The springtime of zeal

It is already hard to remember the heady days when the Iraq adventure began, trumpets blaring and banners unfurled. Vice-president Dick Cheney and the administration neo-conservatives arranged for the airlift of exiled Iraqi leader Ahmad Chalabi and about 500 of his fighters into the country. He had been a major source of the disinformation about weapons of mass destruction (WMD) that had provided the justification for the war. Now he was expected to assume power, restore order and make Iraq into a base for the projection of US influence throughout the middle east.

Instantly, Iraq would become a beacon of democracy. Awestruck, the Palestinians would forswear terrorist groups like Hamas. From the Iraqi bastion, the US would topple the regimes of Syria and Iran, by military force if need be. The Iraq example would serve for invasions elsewhere. Saudi Arabia and Egypt would have no resort but democratising, their rulers yielding to secular figures in the inspiring mould of Chalabi. Like Saddam Hussein's regime, the entire region was supposedly a house of cards.

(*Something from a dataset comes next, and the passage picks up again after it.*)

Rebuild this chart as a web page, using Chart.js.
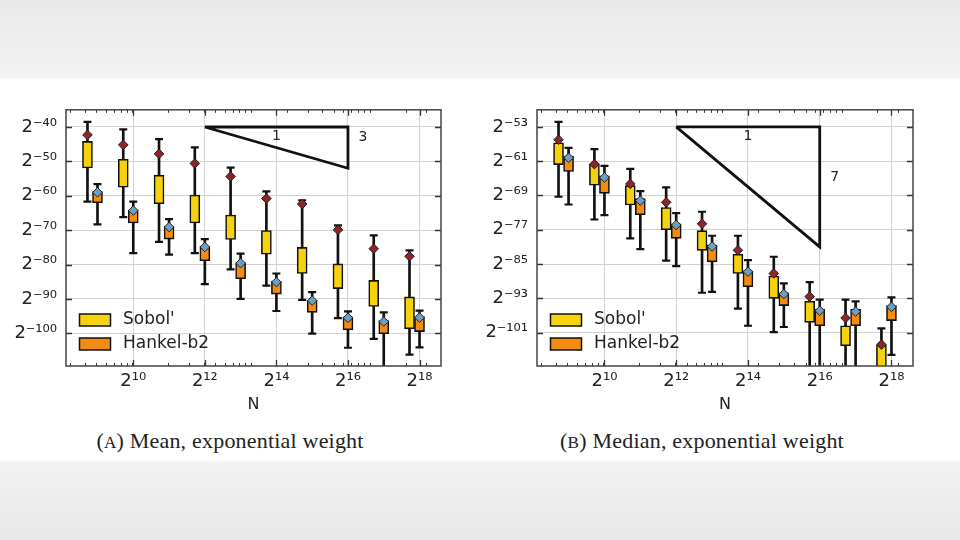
<!DOCTYPE html>
<html>
<head>
<meta charset="utf-8">
<script src="https://cdn.jsdelivr.net/npm/chart.js@4.4.1/dist/chart.umd.min.js"></script>
<style>
  html, body { margin: 0; padding: 0; }
  body {
    width: 960px; height: 540px; position: relative; overflow: hidden;
    background: linear-gradient(to bottom, #e9e9e9 0px, #f3f3f3 78px, #ffffff 80px, #ffffff 460px, #f2f2f2 462px, #e8e8e8 540px);
  }
  .panel { position: absolute; top: 90px; width: 480px; height: 330px; }
  .caption {
    position: absolute; top: 428px; width: 480px; text-align: center;
    font-family: "Liberation Serif", serif; font-size: 22px; letter-spacing: 0.2px; color: #222;
  }
  .caption .sc { font-size: 0.78em; }
</style>
</head>
<body>
<div class="panel" style="left:0px"><canvas id="meanChart"></canvas></div>
<div class="panel" style="left:480px"><canvas id="medianChart"></canvas></div>
<div class="caption" style="left:-10px">(<span class="sc">A</span>) Mean, exponential weight</div>
<div class="caption" style="left:462px">(<span class="sc">B</span>) Median, exponential weight</div>

<script>
// log2(N) for each box pair
const exps = [9, 10, 11, 12, 13, 14, 15, 16, 17, 18];
const seriesNames = ["Sobol'", 'Hankel-b2'];
const xTicks = [10, 12, 14, 16, 18];

// (A) mean -- values are log2 of the error
const meanTicks = [-40, -50, -60, -70, -80, -90, -100];
const meanSobolHi   = [-38.5, -40.7, -43.5, -45.9, -51.8, -58.7, -61.3, -68.6, -71.5, -75.9];
const meanSobolQ3   = [-44.2, -49.4, -54.0, -59.8, -65.6, -70.1, -75.0, -79.8, -84.6, -89.4];
const meanSobolQ1   = [-51.9, -57.5, -62.3, -67.9, -72.7, -77.0, -82.6, -87.0, -92.2, -98.7];
const meanSobolLo   = [-61.7, -66.2, -73.4, -76.7, -81.4, -86.1, -90.3, -95.6, -101.6, -106.2];
const meanSobolAvg  = [-42.3, -45.2, -47.8, -50.6, -54.4, -60.8, -62.4, -69.9, -75.4, -77.6];
const meanHankelHi  = [-56.6, -61.7, -66.8, -72.6, -76.8, -82.6, -88.0, -93.6, -93.9, -93.4];
const meanHankelQ3  = [-58.8, -64.1, -68.9, -74.7, -79.4, -84.9, -90.3, -95.2, -96.3, -95.1];
const meanHankelQ1  = [-62.0, -67.9, -72.6, -78.9, -84.1, -88.6, -93.9, -99.0, -100.1, -99.5];
const meanHankelLo  = [-68.3, -76.7, -77.1, -85.7, -90.0, -93.5, -100.1, -104.2, -112.0, -104.1];
const meanHankelAvg = [-59.0, -64.3, -69.1, -74.9, -79.6, -85.1, -90.5, -95.5, -96.6, -95.4];
const meanSlopeX = [12, 16, 16, 12];
const meanSlopeY = [-40, -40, -52, -40];
const meanSlopeText = ['1', '3'];

// (B) median
const medTicks = [-53, -61, -69, -77, -85, -93, -101];
const medSobolHi   = [-51.8, -58.2, -62.8, -67.1, -72.8, -78.4, -83.3, -89.2, -93.3, -100.0];
const medSobolQ3   = [-56.7, -61.6, -66.7, -71.8, -77.2, -82.7, -87.8, -93.7, -99.4, -103.9];
const medSobolQ1   = [-61.8, -66.6, -71.2, -77.0, -81.8, -87.2, -93.0, -98.6, -104.1, -110.5];
const medSobolLo   = [-69.3, -74.6, -79.0, -84.2, -91.7, -95.4, -100.9, -112.0, -112.0, -115.0];
const medSobolAvg  = [-56.0, -61.7, -66.3, -70.6, -75.6, -81.8, -87.2, -92.6, -97.6, -103.8];
const medHankelHi  = [-57.9, -62.1, -68.0, -73.1, -78.4, -84.1, -89.5, -93.3, -93.7, -92.8];
const medHankelQ3  = [-59.8, -64.4, -69.7, -75.6, -80.6, -86.6, -91.7, -95.6, -95.6, -94.7];
const medHankelQ1  = [-63.4, -68.5, -73.5, -79.0, -84.5, -90.3, -94.7, -99.4, -99.4, -98.2];
const medHankelLo  = [-71.1, -73.6, -81.5, -85.5, -91.5, -99.4, -99.7, -112.0, -112.0, -106.2];
const medHankelAvg = [-60.2, -64.8, -70.2, -75.9, -80.9, -86.8, -92.0, -95.9, -96.1, -95.0];
const medSlopeX = [12, 16, 16, 12];
const medSlopeY = [-53, -53, -81, -53];
const medSlopeText = ['1', '7'];

const SUP = { '-': '\u207B', '0': '\u2070', '1': '\u00B9', '2': '\u00B2', '3': '\u00B3', '4': '\u2074',
              '5': '\u2075', '6': '\u2076', '7': '\u2077', '8': '\u2078', '9': '\u2079' };
const pow2 = v => '2' + String(v).split('').map(c => SUP[c]).join('');

const FONT = 'DejaVu Sans';
const colors = [
  { box: '#f6d20c', mean: '#8e2424' },
  { box: '#f38c10', mean: '#6b9fc6' }
];
const dodge = [-0.28, 0];

// frame, inward ticks, minor ticks on N axis, slope labels and legend
const decorations = {
  id: 'decorations',
  afterDatasetsDraw(chart, args, opts) {
    const { ctx, chartArea: a, scales: { x, y } } = chart;
    ctx.save();
    ctx.strokeStyle = '#333';
    ctx.lineWidth = 1;
    // minor ticks: matplotlib puts them at m*10^p on a log axis
    for (let p = 2; p <= 5; p++) {
      for (let m = 1; m <= 9; m++) {
        const v = Math.log2(m * Math.pow(10, p));
        if (v < x.min || v > x.max) continue;
        const px = Math.round(x.getPixelForValue(v)) + 0.5;
        ctx.beginPath();
        ctx.moveTo(px, a.bottom); ctx.lineTo(px, a.bottom - 3);
        ctx.moveTo(px, a.top); ctx.lineTo(px, a.top + 3);
        ctx.stroke();
      }
    }
    ctx.lineWidth = 1.3;
    xTicks.forEach(v => {
      const px = Math.round(x.getPixelForValue(v)) + 0.5;
      ctx.beginPath();
      ctx.moveTo(px, a.bottom); ctx.lineTo(px, a.bottom - 6);
      ctx.moveTo(px, a.top); ctx.lineTo(px, a.top + 6);
      ctx.stroke();
    });
    opts.yTicks.forEach(v => {
      const py = Math.round(y.getPixelForValue(v)) + 0.5;
      ctx.beginPath();
      ctx.moveTo(a.left, py); ctx.lineTo(a.left + 6, py);
      ctx.moveTo(a.right, py); ctx.lineTo(a.right - 6, py);
      ctx.stroke();
    });
    ctx.lineWidth = 1.5;
    ctx.strokeStyle = '#444';
    ctx.strokeRect(a.left, a.top, a.right - a.left, a.bottom - a.top);

    // slope triangle labels
    const sx = opts.slopeX, sy = opts.slopeY;
    ctx.fillStyle = '#222';
    ctx.font = '14px "' + FONT + '"';
    ctx.textAlign = 'center';
    ctx.textBaseline = 'middle';
    const midX = (sx[0] + sx[1]) / 2;
    ctx.fillText(opts.slopeText[0], x.getPixelForValue(midX), y.getPixelForValue(sy[0]) + 9);
    ctx.fillText(opts.slopeText[1], x.getPixelForValue(sx[1]) + 15, y.getPixelForValue((sy[1] + sy[2]) / 2) - 10);

    // legend, lower left inside the axes
    ctx.font = '17px "' + FONT + '"';
    ctx.textAlign = 'left';
    seriesNames.forEach((name, i) => {
      const top = a.bottom - 52 + i * 24;
      ctx.fillStyle = colors[i].box;
      ctx.fillRect(a.left + 13.5, top, 31, 12);
      ctx.strokeStyle = '#111';
      ctx.lineWidth = 1.5;
      ctx.strokeRect(a.left + 13.5, top, 31, 12);
      ctx.fillStyle = '#222';
      ctx.fillText(name, a.left + 57, top + 6);
    });
    ctx.restore();
  }
};

function boxDatasets(hi, q3, q1, lo, avg, s) {
  const pos = exps.map(k => k + dodge[s]);
  return [
    { type: 'bar', label: seriesNames[s] + ' whisker', grouped: false, order: 5, clip: 0,
      data: pos.map((p, i) => ({ x: p, y: [lo[i], hi[i]] })),
      backgroundColor: '#111', barThickness: 2, borderWidth: 0 },
    { type: 'scatter', label: seriesNames[s] + ' caps', order: 5, clip: 0,
      data: pos.flatMap((p, i) => [{ x: p, y: hi[i] }, { x: p, y: lo[i] }]),
      pointStyle: 'line', pointRadius: 4, borderColor: '#111', borderWidth: 2.2 },
    { type: 'bar', label: seriesNames[s], grouped: false, order: 3, clip: 0,
      data: pos.map((p, i) => ({ x: p, y: [q1[i], q3[i]] })),
      backgroundColor: colors[s].box, borderColor: '#111', borderWidth: 1.6,
      borderSkipped: false, barThickness: 10 },
    { type: 'scatter', label: seriesNames[s] + ' mean', order: 1, clip: 0,
      data: pos.map((p, i) => ({ x: p, y: avg[i] })),
      pointStyle: 'rectRot', pointRadius: 4.8, backgroundColor: colors[s].mean,
      borderColor: '#222', borderWidth: 1 }
  ];
}

function renderPanel(canvasId, cfg) {
  const ctx = document.getElementById(canvasId).getContext('2d');
  new Chart(ctx, {
    type: 'bar',
    data: {
      datasets: [
        ...boxDatasets(...cfg.sobol, 0),
        ...boxDatasets(...cfg.hankel, 1),
        { type: 'line', label: 'slope', order: 2, clip: 0,
          data: cfg.slopeX.map((v, i) => ({ x: v, y: cfg.slopeY[i] })),
          borderColor: '#111', borderWidth: 2.8, pointRadius: 0, fill: false }
      ]
    },
    options: {
      responsive: true,
      maintainAspectRatio: false,
      animation: false,
      layout: { padding: { top: 10, right: cfg.padRight, left: 0, bottom: 0 } },
      plugins: {
        legend: { display: false },
        tooltip: { enabled: false },
        decorations: { yTicks: cfg.yTicks, slopeX: cfg.slopeX, slopeY: cfg.slopeY, slopeText: cfg.slopeText }
      },
      scales: {
        x: {
          type: 'linear', min: 8.12, max: 18.6, offset: false,
          grid: { color: '#d2d2d2', lineWidth: 1, drawTicks: false, offset: false },
          border: { display: false },
          afterBuildTicks: s => { s.ticks = xTicks.map(v => ({ value: v })); },
          afterFit: s => { s.height = 54; },
          ticks: { callback: v => pow2(v), font: { family: FONT, size: 18 }, color: '#222',
                   padding: 5, maxRotation: 0, autoSkip: false },
          title: { display: true, text: 'N', font: { family: FONT, size: 16 }, color: '#222',
                   padding: { top: 4, bottom: 6 } }
        },
        y: {
          type: 'linear', min: cfg.yMin, max: cfg.yMax,
          grid: { color: '#d2d2d2', lineWidth: 1, drawTicks: false },
          border: { display: false },
          afterBuildTicks: s => { s.ticks = cfg.yTicks.map(v => ({ value: v })); },
          afterFit: s => { s.width = cfg.yWidth; },
          ticks: { callback: v => pow2(v), font: { family: FONT, size: 18 }, color: '#222', padding: 9 }
        }
      }
    },
    plugins: [decorations]
  });
}

renderPanel('meanChart', {
  sobol: [meanSobolHi, meanSobolQ3, meanSobolQ1, meanSobolLo, meanSobolAvg],
  hankel: [meanHankelHi, meanHankelQ3, meanHankelQ1, meanHankelLo, meanHankelAvg],
  yTicks: meanTicks, yMin: -109.5, yMax: -35, yWidth: 66, padRight: 39,
  slopeX: meanSlopeX, slopeY: meanSlopeY, slopeText: meanSlopeText
});

renderPanel('medianChart', {
  sobol: [medSobolHi, medSobolQ3, medSobolQ1, medSobolLo, medSobolAvg],
  hankel: [medHankelHi, medHankelQ3, medHankelQ1, medHankelLo, medHankelAvg],
  yTicks: medTicks, yMin: -108.8, yMax: -49, yWidth: 57, padRight: 47,
  slopeX: medSlopeX, slopeY: medSlopeY, slopeText: medSlopeText
});
</script>
</body>
</html>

The month before the war was launched, in February 2003 neocon pundit Charles Krauthammer proclaimed that the Iraq war would transform the entire middle east in the neo-conservative image and that the task would be accomplished first in Iraq during a brief eighteen-month occupation.

In a column in Time on 17 February 2003, boldly titled "Coming Ashore", Krauthammer proudly embraced the arrogance of power. "Reformation and reconstruction of an alien culture are a daunting task. Risky and, yes, arrogant." Yet 9/11 justified not only invading Iraq but also, he insisted, overthrowing 22 other Arab governments. "Before 9/11, no one would have seriously even proposed it. After 9/11, we dare not shrink from it." And then again came out his bugle: "America is coming ashore."

Three years after coming ashore, some neo-conservatives are experiencing the torments of disillusionment. Their most cherished dreams are encrusted with the blood and sand of Iraq. There are no second chances. Having proclaimed Iraq as the ultimate test, neo-conservatism is being judged according to its own standard. Francis Fukuyama, neocon philosopher and signer of the original statement of the neocon Project for the New American Century, has produced a succinct synopsis of his disillusionment, America at the Crossroads: Democracy, Power, and the Neoconservative Legacy. Like communists of a previous generation, he rejects a god that failed...

"I did not like the original version of Leninism and was sceptical when the Bush administration turned Leninist", he writes. Fukuyama chastises the neocons for believing that all societies and cultures share universal aspirations and can rapidly undergo the same path of modernisation. He describes the administration's "bureaucratic tribalism" as "poisonous," and blames its close-mindedness for its failures.

But the administration brushes aside the laments of the disillusioned – whether Fukuyama or William F Buckley Jr ("One can't doubt that the American objective in Iraq has failed"), mere scriveners. Bush no more pays attention to the criticisms of conservative Republicans than to those of liberal Democrats. He is consistent in his rejection of criticism of any kind from any quarter. But his granitic impassivity does not resolve any actual problem; nor does ignoring critics make his arguments more convincing.

A time of torment

More striking, Bush seems unaware of or unconcerned with the conflict of his recent statements with those of his ambassador and generals in Iraq. Khalilzad, who has been assigned the mission impossible of creating a strong Iraqi state out of negotiations with the hostile factions, said last week that the invasion had opened "a Pandora's box" of sectarian violence that might spread across the whole middle east. With this single remark, he attributed the source of the Iraqi crisis to the invasion. Instead of "coming ashore" being the first step in the march of democracy, he depicted it as the beginning of a nightmare.

"Sectarian and ethnic conflict is the fundamental problem in Iraq", Khalilzad said at a news conference last month. He warned the Shi'a that the key ministries of the interior and defence must be in the hands of people "who are non-sectarian, broadly acceptable and who are not tied to militias." This was a direct challenge to the Shi'a militias burrowed into these ministries and using them as cover for assassinations and death-squads. "American taxpayers expect their money to be spent properly. We are not going to invest the resources of the American people and build forces that are run by people who are sectarian", he said. The "potential is there", he concluded grimly in remarks last week, for full-scale civil war.